Our Bronx ACS lawyers recognize that this may be an all too common scenario, not only in the Bronx but throughout New York City. Case workers are trained to work closely with families in need. They gain the trust of the families with whom they work. The problem is that many of these caseworkers are often over-worked and underpaid. They don't always have the time or resources to launch a proper abuse or neglect investigation. But they don't want to be the one left holding the bag if something happens to the child. Believe it or not, it becomes an easier job for them to simply have the child removed.
One option for children fighting to regain custody of their children is a program called the Child Welfare Organizing Project. It's a peer-to-peer guidance and counseling operation that offers an outlet for parents accused of neglect or abuse. Fellow graduates are then asked to attend the child safety conferences of their peers.
The program was founded in 2007 in Harlem. Records show that in looking at data from 2010 to 2012, those parents who were involved in CWOP lost custody of their children in 15.5 percent fewer cases. A similar program offered by the Center for Development and Family Services Inc. is available in the Bronx, Staten Island and Manhattan.
What is likely to help to an even greater degree would be the involvement of a Brooklyn attorney experienced in handling ACS cases.
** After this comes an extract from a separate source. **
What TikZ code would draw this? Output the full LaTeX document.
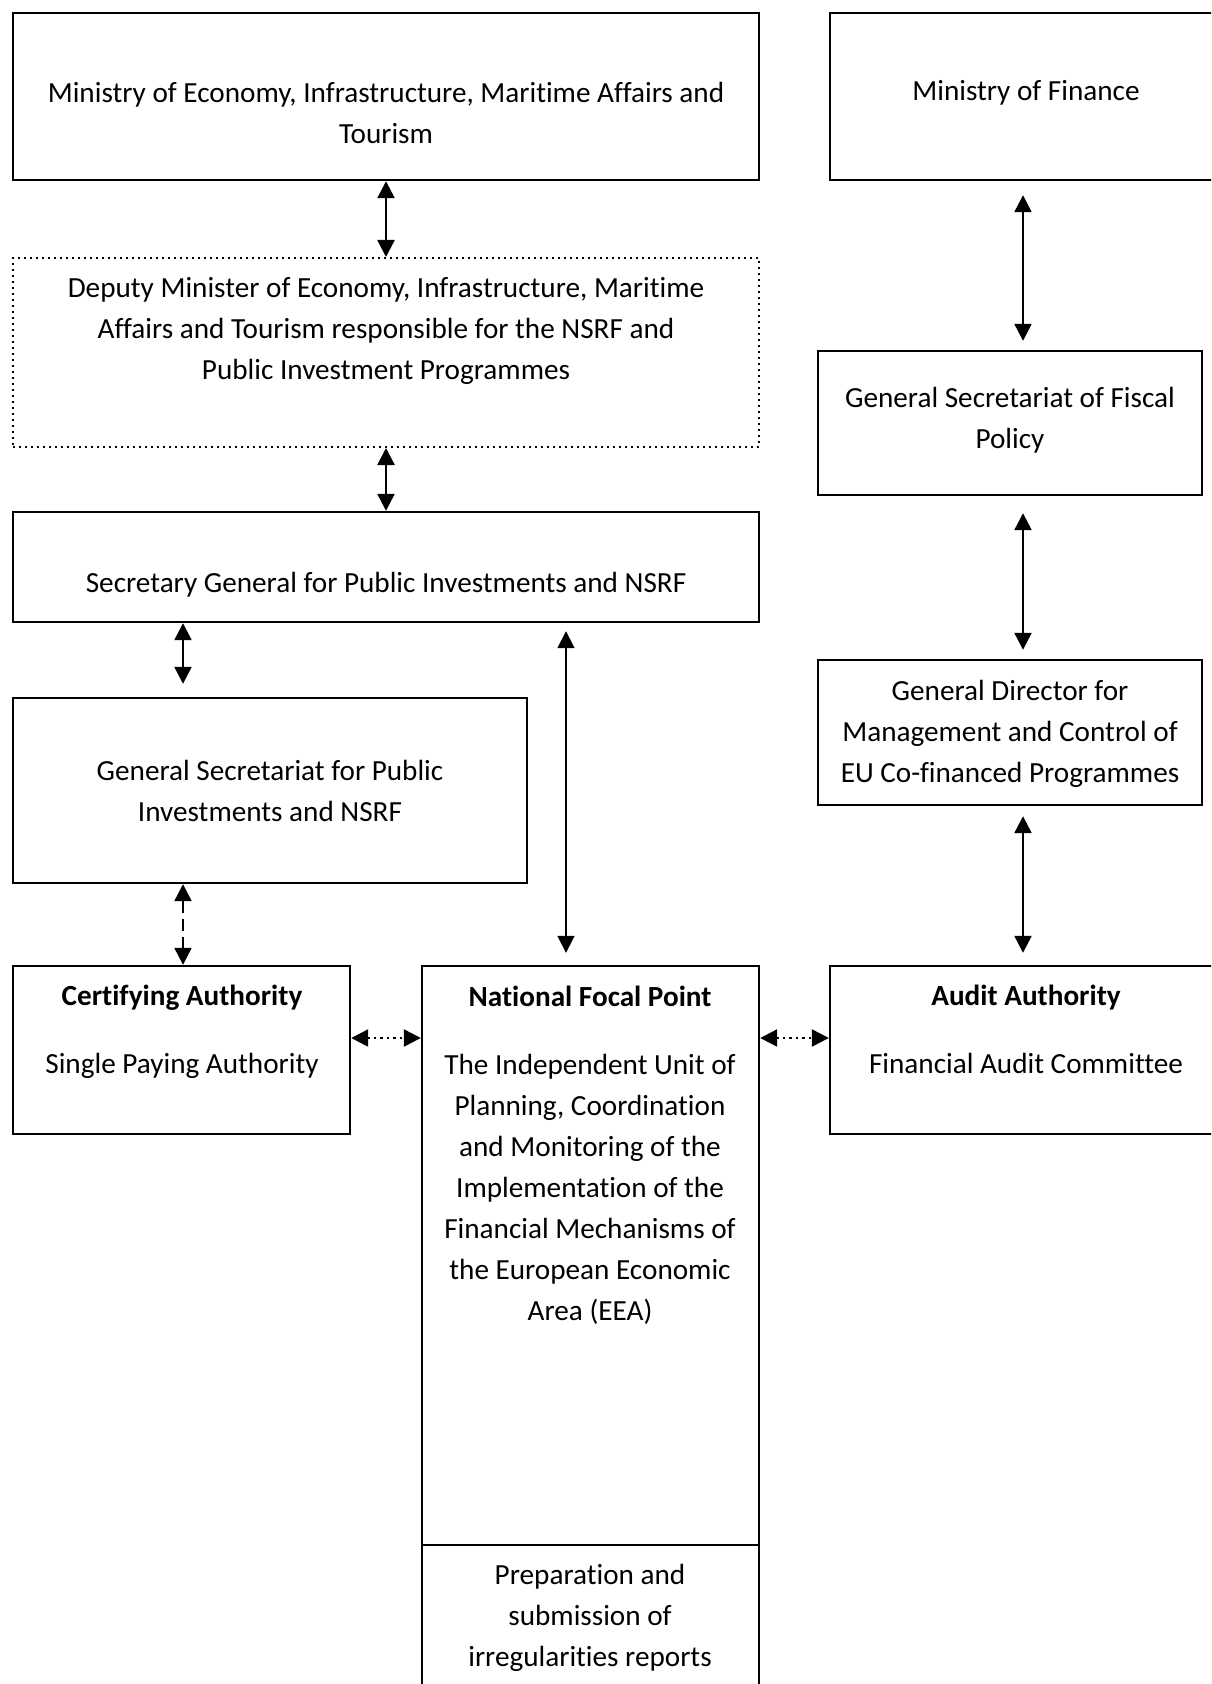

While a parent peer advocate can attest to the judge your commitment to improved parenting, your attorney can aggressively challenge any unsubstantiated claims, request certain claims be returned unfounded and ask that your record be expunged.
The good news is that the ACS workers have become less inclined than they were just a few decades ago to put children in foster care. Where there were 50,000 children from New York City in foster care back in the early 1990s, that number is now down to about 12,100.
Still, for those families stuck in the system, it can have a profoundly damaging and long lasting effect. We are dedicated to helping families reunite - and remain together.